> [GOAL]: Collect all lines below with the string "chart".
=-=-=-=-=
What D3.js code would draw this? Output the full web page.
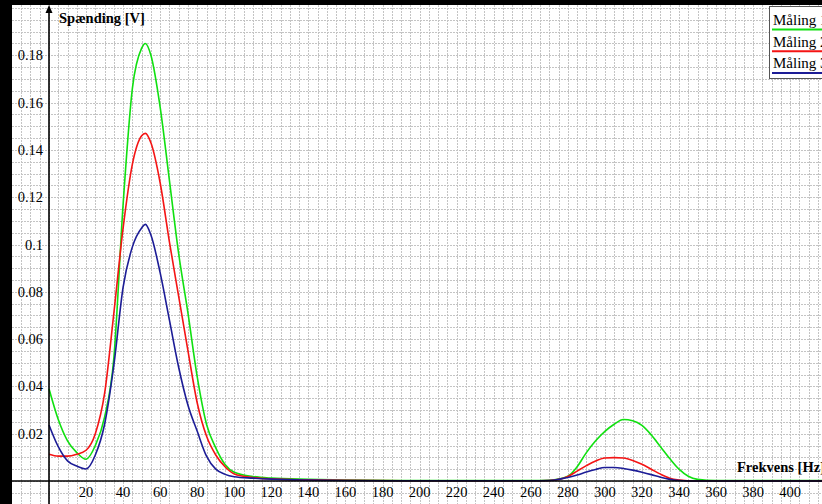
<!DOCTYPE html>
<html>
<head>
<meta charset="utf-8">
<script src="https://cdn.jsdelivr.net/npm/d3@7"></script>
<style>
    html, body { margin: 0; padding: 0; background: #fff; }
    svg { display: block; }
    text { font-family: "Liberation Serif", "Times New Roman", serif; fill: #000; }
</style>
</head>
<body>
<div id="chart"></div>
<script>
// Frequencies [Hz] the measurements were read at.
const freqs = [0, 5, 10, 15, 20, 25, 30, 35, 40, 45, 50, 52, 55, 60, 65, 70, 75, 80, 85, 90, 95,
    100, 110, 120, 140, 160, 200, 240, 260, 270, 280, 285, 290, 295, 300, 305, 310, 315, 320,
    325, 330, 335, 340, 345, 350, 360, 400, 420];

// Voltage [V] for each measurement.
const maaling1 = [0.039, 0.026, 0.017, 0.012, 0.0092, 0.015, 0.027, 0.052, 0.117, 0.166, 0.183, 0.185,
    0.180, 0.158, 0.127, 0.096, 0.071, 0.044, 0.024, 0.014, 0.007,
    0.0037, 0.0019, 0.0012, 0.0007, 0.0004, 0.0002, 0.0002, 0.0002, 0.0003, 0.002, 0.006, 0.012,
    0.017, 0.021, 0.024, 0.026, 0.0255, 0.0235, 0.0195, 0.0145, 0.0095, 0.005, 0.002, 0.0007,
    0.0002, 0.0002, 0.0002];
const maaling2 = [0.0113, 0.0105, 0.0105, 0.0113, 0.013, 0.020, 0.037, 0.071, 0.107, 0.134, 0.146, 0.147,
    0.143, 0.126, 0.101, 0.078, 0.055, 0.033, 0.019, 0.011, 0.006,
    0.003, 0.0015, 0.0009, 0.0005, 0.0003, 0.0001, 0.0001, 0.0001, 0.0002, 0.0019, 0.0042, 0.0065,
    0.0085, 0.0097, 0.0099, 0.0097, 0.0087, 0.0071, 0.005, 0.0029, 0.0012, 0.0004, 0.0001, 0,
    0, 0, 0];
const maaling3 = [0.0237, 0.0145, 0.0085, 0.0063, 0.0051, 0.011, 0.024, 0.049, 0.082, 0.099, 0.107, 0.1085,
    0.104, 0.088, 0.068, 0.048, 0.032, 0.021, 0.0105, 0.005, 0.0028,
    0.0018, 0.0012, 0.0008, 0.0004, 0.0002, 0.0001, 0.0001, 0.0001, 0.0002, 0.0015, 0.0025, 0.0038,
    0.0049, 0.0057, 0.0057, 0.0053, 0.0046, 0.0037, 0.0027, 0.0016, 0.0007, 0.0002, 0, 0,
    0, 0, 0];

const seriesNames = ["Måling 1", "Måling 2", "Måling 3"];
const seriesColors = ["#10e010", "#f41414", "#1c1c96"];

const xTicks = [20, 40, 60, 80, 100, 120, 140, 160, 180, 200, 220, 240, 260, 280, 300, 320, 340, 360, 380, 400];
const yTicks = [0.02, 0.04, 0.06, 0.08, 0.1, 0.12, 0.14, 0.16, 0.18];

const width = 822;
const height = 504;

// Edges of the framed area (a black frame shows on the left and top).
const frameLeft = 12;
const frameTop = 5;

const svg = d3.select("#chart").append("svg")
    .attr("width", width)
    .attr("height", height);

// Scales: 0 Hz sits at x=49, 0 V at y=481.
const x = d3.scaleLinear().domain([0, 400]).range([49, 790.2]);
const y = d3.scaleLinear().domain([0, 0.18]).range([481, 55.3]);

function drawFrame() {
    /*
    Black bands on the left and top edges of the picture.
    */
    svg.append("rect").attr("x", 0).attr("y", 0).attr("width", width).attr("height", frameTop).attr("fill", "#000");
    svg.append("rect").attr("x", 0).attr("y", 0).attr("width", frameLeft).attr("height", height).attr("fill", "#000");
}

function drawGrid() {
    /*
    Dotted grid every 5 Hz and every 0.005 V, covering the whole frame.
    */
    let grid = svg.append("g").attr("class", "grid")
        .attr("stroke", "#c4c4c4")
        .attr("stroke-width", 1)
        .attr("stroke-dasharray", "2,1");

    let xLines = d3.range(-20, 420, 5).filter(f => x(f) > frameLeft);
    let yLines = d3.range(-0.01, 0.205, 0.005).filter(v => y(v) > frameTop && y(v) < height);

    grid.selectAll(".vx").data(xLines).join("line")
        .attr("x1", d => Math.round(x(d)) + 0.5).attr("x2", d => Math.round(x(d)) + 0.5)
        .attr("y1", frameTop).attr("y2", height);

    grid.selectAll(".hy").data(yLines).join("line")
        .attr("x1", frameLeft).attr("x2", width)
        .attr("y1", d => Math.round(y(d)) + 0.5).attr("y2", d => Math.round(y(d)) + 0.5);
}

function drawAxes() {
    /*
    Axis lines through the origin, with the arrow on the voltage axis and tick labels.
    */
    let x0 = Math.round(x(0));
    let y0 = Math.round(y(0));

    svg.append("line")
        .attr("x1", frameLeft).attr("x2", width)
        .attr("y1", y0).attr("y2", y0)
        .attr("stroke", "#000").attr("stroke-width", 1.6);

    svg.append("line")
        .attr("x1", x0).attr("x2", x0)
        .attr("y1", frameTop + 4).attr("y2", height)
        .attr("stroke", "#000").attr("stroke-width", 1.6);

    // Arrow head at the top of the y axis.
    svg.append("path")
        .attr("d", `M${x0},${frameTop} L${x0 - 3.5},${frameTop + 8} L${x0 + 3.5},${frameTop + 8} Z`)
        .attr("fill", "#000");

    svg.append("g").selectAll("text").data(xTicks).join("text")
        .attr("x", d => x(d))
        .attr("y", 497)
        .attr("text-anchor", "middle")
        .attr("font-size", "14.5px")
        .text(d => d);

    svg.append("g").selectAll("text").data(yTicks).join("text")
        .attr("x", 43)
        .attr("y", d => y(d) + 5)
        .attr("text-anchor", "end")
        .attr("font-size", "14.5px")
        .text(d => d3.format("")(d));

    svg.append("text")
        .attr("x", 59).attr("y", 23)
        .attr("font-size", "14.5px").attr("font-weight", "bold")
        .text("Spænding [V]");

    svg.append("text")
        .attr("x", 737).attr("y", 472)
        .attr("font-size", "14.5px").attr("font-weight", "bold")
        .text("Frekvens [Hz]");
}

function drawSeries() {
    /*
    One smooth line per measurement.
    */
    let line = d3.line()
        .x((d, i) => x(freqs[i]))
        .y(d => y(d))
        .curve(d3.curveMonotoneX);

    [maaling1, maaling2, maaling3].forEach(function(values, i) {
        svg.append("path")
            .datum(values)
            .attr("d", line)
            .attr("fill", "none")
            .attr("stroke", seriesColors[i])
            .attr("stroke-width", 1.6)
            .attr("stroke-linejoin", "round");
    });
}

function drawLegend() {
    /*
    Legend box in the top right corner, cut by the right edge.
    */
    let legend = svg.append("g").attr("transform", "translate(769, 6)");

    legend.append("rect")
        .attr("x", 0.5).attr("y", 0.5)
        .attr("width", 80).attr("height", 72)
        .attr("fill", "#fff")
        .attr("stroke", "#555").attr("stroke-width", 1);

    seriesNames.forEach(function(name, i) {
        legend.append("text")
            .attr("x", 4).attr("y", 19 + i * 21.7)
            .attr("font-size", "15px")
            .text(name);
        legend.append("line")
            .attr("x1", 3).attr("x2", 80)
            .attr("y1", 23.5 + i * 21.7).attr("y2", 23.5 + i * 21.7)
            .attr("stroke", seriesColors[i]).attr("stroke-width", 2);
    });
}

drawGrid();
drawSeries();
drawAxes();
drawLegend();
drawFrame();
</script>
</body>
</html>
=-=-=-=-=
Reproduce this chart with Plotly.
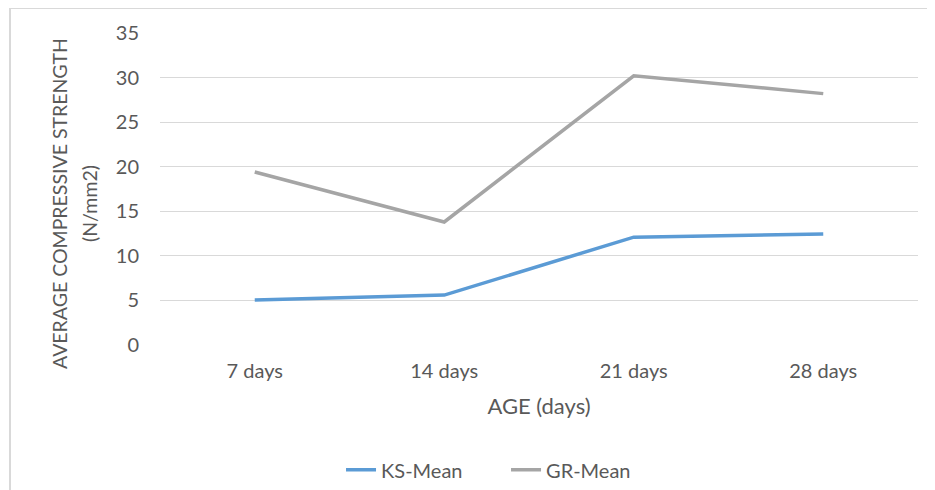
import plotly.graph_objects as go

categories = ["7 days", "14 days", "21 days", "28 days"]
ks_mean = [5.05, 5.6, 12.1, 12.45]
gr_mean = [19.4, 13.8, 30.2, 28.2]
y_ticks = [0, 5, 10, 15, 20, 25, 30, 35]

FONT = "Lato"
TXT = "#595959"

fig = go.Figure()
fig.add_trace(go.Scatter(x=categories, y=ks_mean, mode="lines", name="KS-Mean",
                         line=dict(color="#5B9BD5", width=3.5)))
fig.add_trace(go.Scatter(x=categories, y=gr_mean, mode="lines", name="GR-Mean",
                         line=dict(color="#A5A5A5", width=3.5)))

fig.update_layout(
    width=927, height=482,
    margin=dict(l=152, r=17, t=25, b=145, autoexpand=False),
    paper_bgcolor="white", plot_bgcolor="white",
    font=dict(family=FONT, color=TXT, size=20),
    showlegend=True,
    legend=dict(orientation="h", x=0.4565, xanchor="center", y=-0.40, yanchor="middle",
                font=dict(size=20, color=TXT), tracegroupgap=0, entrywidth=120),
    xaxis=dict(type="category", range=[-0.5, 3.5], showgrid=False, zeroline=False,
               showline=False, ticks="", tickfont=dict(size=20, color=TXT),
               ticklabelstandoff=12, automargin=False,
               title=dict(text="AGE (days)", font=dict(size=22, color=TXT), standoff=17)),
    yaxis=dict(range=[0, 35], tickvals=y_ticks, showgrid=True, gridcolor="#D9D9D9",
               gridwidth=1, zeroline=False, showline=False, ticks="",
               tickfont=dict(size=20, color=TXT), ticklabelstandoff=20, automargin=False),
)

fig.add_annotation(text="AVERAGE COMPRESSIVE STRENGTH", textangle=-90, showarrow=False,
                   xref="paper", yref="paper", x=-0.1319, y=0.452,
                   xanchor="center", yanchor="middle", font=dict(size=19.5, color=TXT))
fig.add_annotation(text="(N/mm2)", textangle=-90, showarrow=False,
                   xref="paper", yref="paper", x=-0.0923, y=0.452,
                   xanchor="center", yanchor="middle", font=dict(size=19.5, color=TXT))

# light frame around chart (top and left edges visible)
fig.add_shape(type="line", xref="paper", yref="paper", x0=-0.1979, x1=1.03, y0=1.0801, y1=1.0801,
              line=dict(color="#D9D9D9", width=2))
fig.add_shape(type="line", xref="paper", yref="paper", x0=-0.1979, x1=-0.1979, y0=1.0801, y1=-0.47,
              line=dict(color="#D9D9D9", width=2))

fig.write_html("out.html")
=-=-=-=-=
> [THE COMPLETED TASK]:
<div id="chart"></div>
const svg = d3.select("#chart").append("svg")
Reproduce this chart with Plotly.
# light frame around chart (top and left edges visible)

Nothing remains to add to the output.